If possible a hint to continue. Thank you
Best Answer
I think it is easier to do it by partial fractions, but since you want to use convolution I will try to do it in the best way:
Let $F(s)=\dfrac{s^2+1}{s^2(s-2)}=\dfrac{-1/2}{s^2}+\dfrac{-1/4}{s}+\dfrac{5/2}{s-2}$ and $G(s)=\dfrac{s-2}{(s-2)^2+5}$. Then $f(t)=-\dfrac{t}{2}-\dfrac{u(t)}{4}+\frac{5}{4}e^{2t}$ and $g(t)=e^{2t}\cos(\sqrt 5t)$. Since $\mathscr{L}^{-1}(F(s)G(s))=(f*g)(t)$, then $$ (f*g)(t)=\int_0^t f(\tau)g(t-\tau)d\tau=\int_0^t \left(-\dfrac{\tau}{2}-\dfrac{\overbrace{u(\tau)}^{1}}{4}+\frac{5}{4}e^{2\tau}\right)e^{2t-2\tau}\cos(\sqrt 5t-\sqrt 5\tau)d\tau $$ You can continue with the process, through integration by parts.

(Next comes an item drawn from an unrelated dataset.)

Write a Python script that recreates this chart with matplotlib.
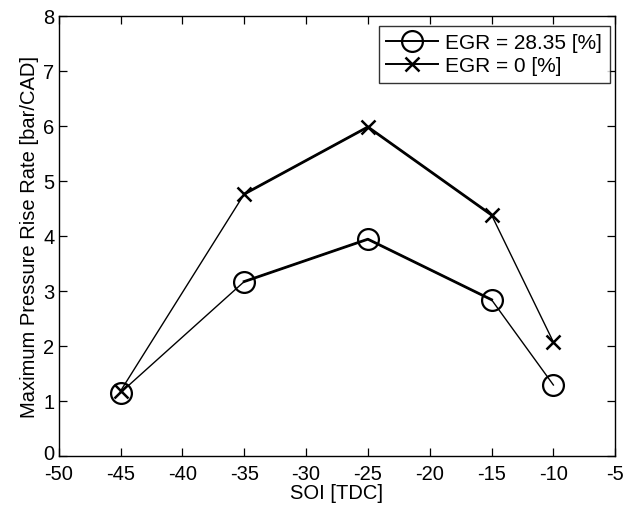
import matplotlib
matplotlib.use("Agg")
import matplotlib.pyplot as plt
import matplotlib.transforms as mtransforms
from matplotlib.lines import Line2D

plt.rcParams['font.family'] = ['Liberation Sans', 'DejaVu Sans']
plt.rcParams['axes.unicode_minus'] = False

soi = [-45, -35, -25, -15, -10]
egr_28 = [1.15, 3.17, 3.94, 2.84, 1.29]
egr_0 = [1.18, 4.76, 5.98, 4.38, 2.07]
xticks = [-50, -45, -40, -35, -30, -25, -20, -15, -10, -5]
yticks = [0, 1, 2, 3, 4, 5, 6, 7, 8]
labels = ['EGR = 28.35 [%]', 'EGR = 0 [%]']

fig = plt.figure(figsize=(6.31, 5.10), dpi=100)
ax = fig.add_axes([0.093, 0.104, 0.882, 0.863])

# thin outer segments, thicker inner segments (as in the reference)
for ys in (egr_28, egr_0):
    ax.plot(soi, ys, color='black', lw=1.0, zorder=2)
    ax.plot(soi[1:4], ys[1:4], color='black', lw=2.0, zorder=2)

ax.plot(soi, egr_28, ls='none', marker='o', markersize=15, color='black',
        markerfacecolor='none', markeredgewidth=1.6, zorder=3)
ax.plot(soi, egr_0, ls='none', marker='x', markersize=10, color='black',
        markeredgewidth=1.8, zorder=3)

ax.set_xlim(-50, -5)
ax.set_ylim(0, 8)
ax.set_xticks(xticks)
ax.set_yticks(yticks)
ax.tick_params(direction='in', top=True, right=True, labelsize=14.5, length=6,
               width=0.9)
ax.tick_params(axis='x', pad=6)
ax.tick_params(axis='y', pad=3)
for s in ax.spines.values():
    s.set_linewidth(1.0)
ax.set_xlabel('SOI [TDC]', fontsize=14.5, labelpad=0)
ax.set_ylabel('Maximum Pressure Rise Rate [bar/CAD]', fontsize=14.5, labelpad=3)

# nudge the "0" y label up slightly so it does not collide with "-50"
fig.canvas.draw()
ylab0 = ax.get_yticklabels()[0]
ylab0.set_transform(ylab0.get_transform() +
                    mtransforms.ScaledTranslation(0, 4 / 100, fig.dpi_scale_trans))

handles = [
    Line2D([], [], color='black', lw=1.4, marker='o', markersize=15,
           markerfacecolor='none', markeredgewidth=1.6),
    Line2D([], [], color='black', lw=1.4, marker='x', markersize=10,
           markeredgewidth=1.8),
]
leg = ax.legend(handles, labels, loc='upper right', fontsize=15, frameon=True,
                fancybox=False, edgecolor='black', handlelength=2.5,
                handletextpad=0.35, borderpad=0.35, labelspacing=0.2,
                borderaxespad=0.0, bbox_to_anchor=(0.99, 0.977))
leg.get_frame().set_linewidth(1.0)

fig.savefig('out.png', dpi=100)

Doing the math, the following remains: $$ \int \left(-\dfrac{\tau}{2}-\dfrac{1}{4}+\frac{5}{4}e^{2\tau}\right)e^{2t-2\tau}\cos(\sqrt 5t-\sqrt 5\tau)d\tau=e^{2t-2\tau}\left(\frac{(9x+4)}{81}\cos(\sqrt 5t-\sqrt 5\tau)+\frac{\sqrt 5}{324}(18x+17)\sin(\sqrt 5t-\sqrt 5\tau)-\frac{\sqrt 5}{4}e^{2\tau}\sin(\sqrt 5t-\sqrt 5\tau)\right)+C $$ Doing the accounts again you arrive at the same thing as using partial fractions.